Why Duet Gaming Is the Ultimate Acting Workshop

If you’re into the roleplay side of things, large groups are actually a hindrance. You get maybe five minutes of spotlight time per hour. In a duet, the GM can tailor every single NPC to the player's backstory. If your character mentions a long-lost brother in session one, that brother can become the primary antagonist by session three.

Expert GMs like Sly Flourish (Mike Shea) often talk about "building the world around the characters." In two player role playing games, the world is the character. You can explore grief, ambition, or moral failure with a level of nuance that usually gets drowned out by the "murder hobo" energy of a large group. It becomes a conversation. A very long, very intense conversation.

The Mechanical Tweaks You Need

If you are going to stick with a traditional system like Pathfinder or D&D 5e, you have to cheat. Give the player a "Sidekick" (the Tasha’s Cauldron of Everything rules for D&D are actually decent for this). Or, better yet, use the "Gestalt" character method from older editions. This is where the player takes levels in two classes simultaneously.

  • Action Economy: This is the big one. In most games, the side with the most actions wins. If your player is alone against four orcs, they are going to lose because the orcs get four swings for every one of theirs. Give the player extra "Legendary Actions" or just reduce the number of enemies.
  • Skill Gaps: If there’s no Rogue, who opens the locks? Don’t make them roll for it. Just let them find the key, or let them kick the door down. Don’t let a single failed "Perception" check stall the entire night.
  • The "Fail Forward" Rule: This is vital. In a duet, if the player fails a roll to find the secret map, the game shouldn't stop. They find the map, but maybe they trigger an alarm or lose their favorite dagger in the process.

The Rise of GM-less Duets

We are seeing a massive surge in games that don't even require a "Master" of the game. Cthulhu Confidential uses the GUMSHOE One-2-One system. It’s designed specifically for hardboiled noir mystery. It assumes the player is competent. You don't roll to see if you find the clue; you find the clue, and the roll determines how much trouble you got into while finding it.

This shift mirrors the "PbtA" (Powered by the Apocalypse) movement.

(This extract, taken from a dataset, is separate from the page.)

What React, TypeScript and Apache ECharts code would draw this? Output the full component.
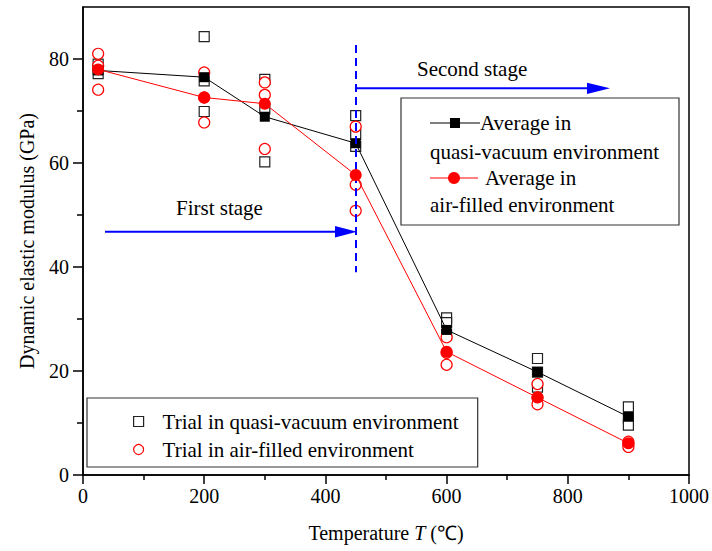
import React, { useEffect, useRef } from "react";
import * as echarts from "echarts";

const temps = [25, 200, 300, 450, 600, 750, 900];

// Individual trials, quasi-vacuum (three trials per temperature)
const vacTrialA = [79.0, 84.3, 76.1, 69.1, 30.2, 22.4, 13.1];
const vacTrialB = [78.0, 75.8, 70.4, 65.5, 29.3, 19.8, 11.0];
const vacTrialC = [77.2, 69.9, 60.2, 63.2, 27.0, 16.9, 9.6];

// Individual trials, air-filled
const airTrialA = [81.0, 77.4, 75.5, 67.0, 26.5, 17.5, 6.4];
const airTrialB = [78.7, 72.6, 73.1, 55.8, 23.5, 14.9, 5.9];
const airTrialC = [74.1, 67.8, 62.7, 50.8, 21.2, 13.6, 5.4];

// Averages
const vacAvg = [77.8, 76.5, 68.9, 63.8, 27.9, 19.8, 11.2];
const airAvg = [78.0, 72.6, 71.4, 57.7, 23.7, 14.9, 6.1];

const yLabelValues = [0, 20, 40, 60, 80];
const yMinorValues = [10, 30, 50, 70];

const stageBoundary = 450;
const stageLineRange = [39, 82.7];

const FONT = "'Liberation Serif', 'Times New Roman', serif";

const zipTrials = (...arrs: number[][]) => {
  const out: number[][] = [];
  arrs.forEach((arr) => arr.forEach((v, i) => out.push([temps[i], v])));
  return out;
};

export default function App() {
  const ref = useRef<HTMLDivElement>(null);
  useEffect(() => {
    if (!ref.current) return;
    const chart = echarts.init(ref.current, null, { renderer: "svg" });
    const vacName = "Trial in quasi-vacuum environment";
    const airName = "Trial in air-filled environment";
    const txt = (text: string, x: number, y: number) => ({
      type: "text",
      z: 101,
      style: { text, x, y, fontSize: 21, fontFamily: FONT, fill: "#000", verticalAlign: "middle", align: "left" },
    });
    chart.setOption({
      animation: false,
      backgroundColor: "#fff",
      grid: {
        left: 83,
        top: 7,
        right: 22,
        bottom: 76,
        show: true,
        borderColor: "#000",
        borderWidth: 1.5,
        backgroundColor: "transparent",
      },
      xAxis: {
        type: "value",
        min: 0,
        max: 1000,
        interval: 200,
        name: "Temperature {i|T} (℃)",
        nameLocation: "middle",
        nameGap: 48,
        nameTextStyle: {
          fontSize: 20,
          fontFamily: FONT,
          color: "#000",
          rich: { i: { fontStyle: "italic", fontSize: 20, fontFamily: FONT, color: "#000" } },
        },
        axisLine: { lineStyle: { color: "#000", width: 1.5 } },
        axisTick: { show: true, length: 9, lineStyle: { color: "#000", width: 1.5 } },
        minorTick: { show: true, splitNumber: 2, length: 5, lineStyle: { color: "#000", width: 1.5 } },
        axisLabel: { fontSize: 20, fontFamily: FONT, color: "#000", margin: 11, formatter: (v: number) => String(v) },
        splitLine: { show: false },
      },
      yAxis: [
        {
          type: "value",
          min: 0,
          max: 90,
          interval: 10,
          position: "left",
          name: "Dynamic elastic modulus (GPa)",
          nameLocation: "middle",
          nameGap: 46,
          nameTextStyle: { fontSize: 20, fontFamily: FONT, color: "#000" },
          axisLine: { show: true, lineStyle: { color: "#000", width: 1.5 } },
          axisTick: { show: true, length: 10, customValues: yLabelValues, lineStyle: { color: "#000", width: 1.5 } },
          axisLabel: { fontSize: 20, fontFamily: FONT, color: "#000", margin: 14, customValues: yLabelValues },
          splitLine: { show: false },
        },
        {
          type: "value",
          min: 0,
          max: 90,
          interval: 10,
          position: "left",
          offset: 0,
          axisLine: { show: false },
          axisTick: { show: true, length: 6, customValues: yMinorValues, lineStyle: { color: "#000", width: 1.5 } },
          axisLabel: { show: false },
          splitLine: { show: false },
        },
      ],
      legend: {
        show: true,
        orient: "vertical",
        left: 87,
        top: 398,
        padding: [13, 19, 7, 46],
        itemGap: 7,
        itemWidth: 38,
        itemHeight: 10,
        symbolKeepAspect: true,
        backgroundColor: "#fff",
        borderColor: "#333",
        borderWidth: 1.2,
        borderRadius: 0,
        textStyle: { fontSize: 21, fontFamily: FONT, color: "#000" },
        selectedMode: false,
        data: [
          {
            name: vacName,
            icon: "path://M0,0L10,0L10,10L0,10Z",
            itemStyle: { color: "#fff", borderColor: "#222", borderWidth: 1.2 },
          },
          { name: airName, icon: "circle", itemStyle: { color: "#fff", borderColor: "#ff0000", borderWidth: 1.2 } },
        ],
      },
      series: [
        {
          name: vacName,
          type: "scatter",
          symbol: "rect",
          symbolSize: 10,
          itemStyle: { color: "#fff", borderColor: "#222", borderWidth: 1.2, opacity: 1 },
          data: zipTrials(vacTrialA, vacTrialB, vacTrialC),
          z: 2,
        },
        {
          name: airName,
          type: "scatter",
          symbol: "circle",
          symbolSize: 11,
          itemStyle: { color: "#fff", borderColor: "#ff0000", borderWidth: 1.2, opacity: 1 },
          data: zipTrials(airTrialA, airTrialB, airTrialC),
          z: 3,
        },
        {
          name: "Average in quasi-vacuum environment",
          type: "line",
          symbol: "rect",
          symbolSize: 10,
          showAllSymbol: true,
          lineStyle: { color: "#000", width: 1 },
          itemStyle: { color: "#000", borderColor: "#000", borderWidth: 0 },
          data: temps.map((t, i) => [t, vacAvg[i]]),
          z: 4,
          markLine: {
            silent: true,
            symbol: ["none", "none"],
            label: { show: false },
            lineStyle: { color: "#0000ff", width: 2, type: [8, 5] },
            data: [[{ coord: [stageBoundary, stageLineRange[1]] }, { coord: [stageBoundary, stageLineRange[0]] }]],
          },
        },
        {
          name: "Average in air-filled environment",
          type: "line",
          symbol: "circle",
          symbolSize: 12,
          showAllSymbol: true,
          lineStyle: { color: "#ff0000", width: 1 },
          itemStyle: { color: "#ff0000", borderColor: "#ff0000", borderWidth: 0 },
          data: temps.map((t, i) => [t, airAvg[i]]),
          z: 5,
        },
      ],
      graphic: [
        // First stage arrow
        { type: "line", z: 100, shape: { x1: 105, y1: 231.7, x2: 340, y2: 231.7 }, style: { stroke: "#0000ff", lineWidth: 2 } },
        { type: "polygon", z: 100, shape: { points: [[335, 226], [357, 231.7], [335, 237.5]] }, style: { fill: "#0000ff" } },
        txt("First stage", 176, 208),
        // Second stage arrow
        { type: "line", z: 100, shape: { x1: 356, y1: 88.3, x2: 592, y2: 88.3 }, style: { stroke: "#0000ff", lineWidth: 2 } },
        { type: "polygon", z: 100, shape: { points: [[587, 82.7], [610, 88.3], [587, 94]] }, style: { fill: "#0000ff" } },
        txt("Second stage", 417, 69),
        // Average legend box
        {
          type: "rect",
          z: 100,
          shape: { x: 401, y: 98, width: 278, height: 127 },
          style: { fill: "#fff", stroke: "#333", lineWidth: 1.2 },
        },
        { type: "line", z: 101, shape: { x1: 430, y1: 123, x2: 480, y2: 123 }, style: { stroke: "#000", lineWidth: 1 } },
        { type: "rect", z: 102, shape: { x: 450, y: 118, width: 10, height: 10 }, style: { fill: "#000" } },
        txt("Average in", 480, 123),
        txt("quasi-vacuum environment", 430, 151.5),
        { type: "line", z: 101, shape: { x1: 430, y1: 178, x2: 478, y2: 178 }, style: { stroke: "#ff0000", lineWidth: 1 } },
        { type: "circle", z: 102, shape: { cx: 454, cy: 178, r: 6 }, style: { fill: "#ff0000" } },
        txt("Average in", 485, 178),
        txt("air-filled environment", 430, 205),
      ],
    });
    return () => chart.dispose();
  }, []);
  return <div ref={ref} style={{ position: "fixed", left: 0, top: 0, width: 712, height: 551 }} />;
}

These games focus on the "fiction first." If you say you want to jump across the chasm, we look at the story context before we ever touch a twenty-sided die. For two player role playing games, this is a godsend. It keeps the momentum moving.

Addressing the Awkwardness

Let’s be real. Sitting across a table from one friend and talking in an elven accent can feel weird at first. It’s a lot of eye contact.

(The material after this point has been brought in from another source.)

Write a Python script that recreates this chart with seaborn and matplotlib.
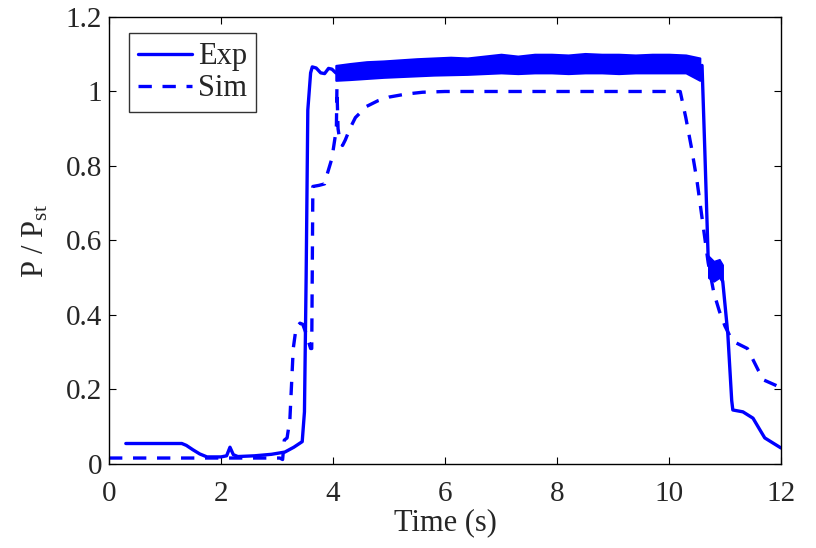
import numpy as np
import pandas as pd
import matplotlib
matplotlib.use("Agg")
import matplotlib.pyplot as plt
import seaborn as sns

# ---- data ----
exp_t = [0.3, 1.3, 1.38, 1.5, 1.62, 1.75, 2.0, 2.1, 2.16, 2.22, 2.3, 2.6, 2.9, 3.14, 3.3, 3.41, 3.45, 3.49,
         3.52, 3.55, 3.6, 3.63, 3.7, 3.78, 3.85, 3.92, 3.98, 4.05, 5.0, 6.0, 8.0, 10.0, 10.55,
         10.59, 10.64, 10.7, 10.8, 10.9, 10.96, 11.05, 11.12, 11.14, 11.32, 11.5, 11.63, 11.71, 11.86, 12.0]
exp_y = [0.055, 0.055, 0.05, 0.038, 0.027, 0.019, 0.019, 0.022, 0.045, 0.025, 0.02, 0.022, 0.026, 0.032, 0.045, 0.056, 0.06, 0.14,
         0.5, 0.95, 1.05, 1.066, 1.063, 1.05, 1.048, 1.062, 1.06, 1.05, 1.06, 1.068, 1.075, 1.075, 1.065,
         1.07, 0.84, 0.55, 0.53, 0.52, 0.49, 0.35, 0.17, 0.145, 0.14, 0.123, 0.09, 0.07, 0.056, 0.043]

sim_t = [0.0, 1.0, 2.0, 2.5, 2.8, 3.05, 3.1, 3.13, 3.18, 3.23, 3.29, 3.34, 3.41, 3.46, 3.52, 3.6, 3.62, 3.64,
         3.75, 3.85, 3.88, 3.98, 4.03, 4.06, 4.07, 4.09, 4.12, 4.17, 4.22, 4.3, 4.4, 4.6, 4.8, 5.0, 5.3, 5.6,
         6.0, 10.2, 10.3, 10.4, 10.5, 10.6, 10.7, 10.8, 10.9, 11.0, 11.1, 11.2, 11.4, 11.5, 11.6, 11.7, 11.85, 12.0]
sim_y = [0.016, 0.016, 0.016, 0.016, 0.016, 0.016, 0.012, 0.064, 0.07, 0.12, 0.31, 0.365, 0.378, 0.375, 0.35, 0.31, 0.31, 0.745,
         0.748, 0.752, 0.77, 0.82, 0.87, 0.9, 1.01, 0.9, 0.87, 0.855, 0.87, 0.9, 0.93, 0.96, 0.975, 0.985, 0.993, 0.998,
         1.0, 1.0, 0.93, 0.85, 0.76, 0.65, 0.54, 0.46, 0.41, 0.37, 0.34, 0.325, 0.31, 0.28, 0.25, 0.225, 0.215, 0.205]

# noisy band of the measured signal (envelope)
band_t = [4.05, 4.3, 4.6, 4.9, 5.2, 5.5, 5.8, 6.1, 6.4, 6.7, 7.0, 7.3, 7.6, 7.9, 8.2, 8.5, 8.8, 9.1, 9.4,
          9.7, 10.0, 10.3, 10.55]
band_hi = [1.07, 1.075, 1.08, 1.082, 1.085, 1.088, 1.09, 1.092, 1.09, 1.095, 1.1, 1.095, 1.1, 1.1, 1.098,
           1.102, 1.1, 1.1, 1.098, 1.1, 1.1, 1.098, 1.09]
band_lo = [1.03, 1.032, 1.035, 1.038, 1.04, 1.042, 1.044, 1.045, 1.046, 1.048, 1.05, 1.048, 1.05, 1.05, 1.048,
           1.05, 1.05, 1.048, 1.05, 1.05, 1.05, 1.05, 1.03]
blob_t = [10.7, 10.8, 10.9, 10.96]
blob_hi = [0.56, 0.545, 0.55, 0.535]
blob_lo = [0.5, 0.49, 0.5, 0.485]

x_ticks = [0, 2, 4, 6, 8, 10, 12]
y_ticks = [0, 0.2, 0.4, 0.6, 0.8, 1.0, 1.2]
y_ticklabels = ["0", "0.2", "0.4", "0.6", "0.8", "1", "1.2"]

# ---- style ----
sns.set_theme(style="white")
plt.rcParams["font.family"] = ["Liberation Serif", "DejaVu Serif"]
plt.rcParams["mathtext.fontset"] = "custom"
plt.rcParams["mathtext.rm"] = "Liberation Serif"
plt.rcParams["mathtext.it"] = "Liberation Serif:italic"

BLUE = "#0000ff"
FS = 21

fig = plt.figure(figsize=(8.16, 5.48), dpi=100)
ax = fig.add_axes([0.1336, 0.1533, 0.8235, 0.8157])

df_exp = pd.DataFrame({"t": exp_t, "p": exp_y})
df_sim = pd.DataFrame({"t": sim_t, "p": sim_y})

sns.lineplot(data=df_exp, x="t", y="p", ax=ax, color=BLUE, lw=2.4, sort=False,
             estimator=None, label="Exp")
sns.lineplot(data=df_sim, x="t", y="p", ax=ax, color=BLUE, lw=2.4, sort=False,
             estimator=None, label="Sim", dashes=False)
ax.lines[1].set_dashes((4.0, 3.2))

ax.fill_between(band_t, band_lo, band_hi, color=BLUE, lw=1.5, edgecolor=BLUE)
ax.fill_between(blob_t, blob_lo, blob_hi, color=BLUE, lw=1.0, edgecolor=BLUE)

ax.set_xlim(0, 12)
ax.set_ylim(0, 1.2)
ax.set_xticks(x_ticks)
ax.set_xticklabels([str(v) for v in x_ticks])
ax.set_yticks(y_ticks)
ax.set_yticklabels(y_ticklabels)
ax.tick_params(direction="in", length=5, width=0.8, color="black", labelsize=FS,
               top=True, right=True, bottom=True, left=True)
ax.tick_params(axis="x", pad=12)
ax.tick_params(axis="y", pad=5)
for s in ax.spines.values():
    s.set_color("black")
    s.set_linewidth(1.0)

ax.set_xlabel("Time (s)", fontsize=FS + 1, labelpad=1)
ax.set_ylabel(r"P / P$_{\mathrm{st}}$", fontsize=FS + 1, labelpad=11)

leg = ax.legend(loc="upper left", bbox_to_anchor=(0.03, 0.964), borderaxespad=0,
                fontsize=FS + 1, frameon=True, fancybox=False, edgecolor="black",
                handlelength=1.75, handletextpad=0.2, borderpad=0.3, labelspacing=0.1)
leg.get_frame().set_linewidth(1.0)

fig.savefig("out.png", dpi=100, facecolor="white")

The trick is to lean into the "writer's room" vibe. You don't always have to be "in character." It’s perfectly fine to say, "My character looks really frustrated here, and he probably kicks the dirt and says something about how much he hates this city." You’re co-authoring a book. Once the initial "cringe" wears off, you’ll find that you can go much deeper into the "why" of a character’s actions.

Finding the Right Partner

You can't just play a duet with anyone. It requires a high level of trust. You’re building a shared head-space. Many people find that their romantic partners are the best duet companions, which has led to a sub-genre of "date night" RPGs. Fog of Love isn't a traditional RPG, but it bridges the gap perfectly, forcing two players to navigate a relationship through various "scenes."

But it works just as well with a best friend or a sibling. The key is "Yes, and..."—the golden rule of improv. Since there’s no one else to chime in, if one person shuts down an idea, the story dies. You have to be willing to follow each other down weird narrative rabbit holes.

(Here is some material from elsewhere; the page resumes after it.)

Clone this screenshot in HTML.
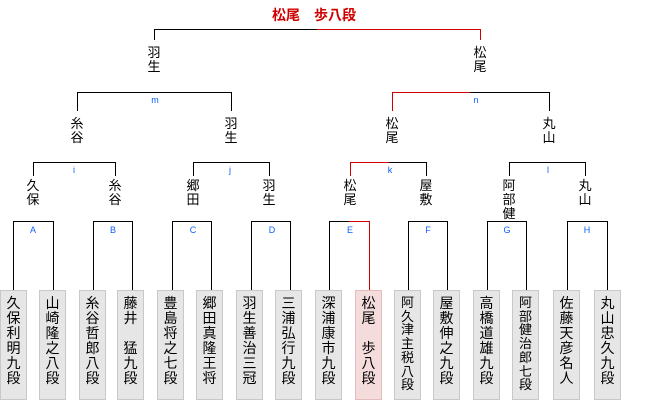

The Practical Path to Starting a Duet

Don't go out and buy a 400-page rulebook right away. Start small.

  1. Pick a "Micro-RPG": Look for one-page RPGs on sites like Itch.io. Something like Honey Heist can be adapted for two people in five minutes.
  2. Use a "Journaling" Prompt: Look at Thousand Year Old Vampire. It’s technically a solo game, but playing it with two people—where you both decide the vampire's fate—is a hauntingly beautiful experience.
  3. Limit the Scope: Don't try to save the world. Try to save a tavern. Try to deliver a letter. Small stakes feel bigger when there's only one hero.
  4. Audit the Environment: Turn off the TV. Put the phones in another room. Because there are only two of you, any distraction is a 50% drop in the "player base."

The reality is that two player role playing games are the future of the hobby for adults with busy lives. You don't need a basement, a massive table, or a group of six people who can all magically be free on the same Friday. You just need one friend and a deck of cards or a few dice. It’s the purest form of the game—just two people, one story, and no waiting for your turn.

If you've been waiting for a group to start your TTRPG journey, stop. You already have enough people. Just start playing. Focus on a system like Ironsworn or Scarlet Heroes if you want mechanical depth, or stick to a simple "hacked" version of the games you already know. The stories will be more personal, the sessions will actually happen, and you’ll find that "party of one" is more than enough to handle whatever the world throws at you.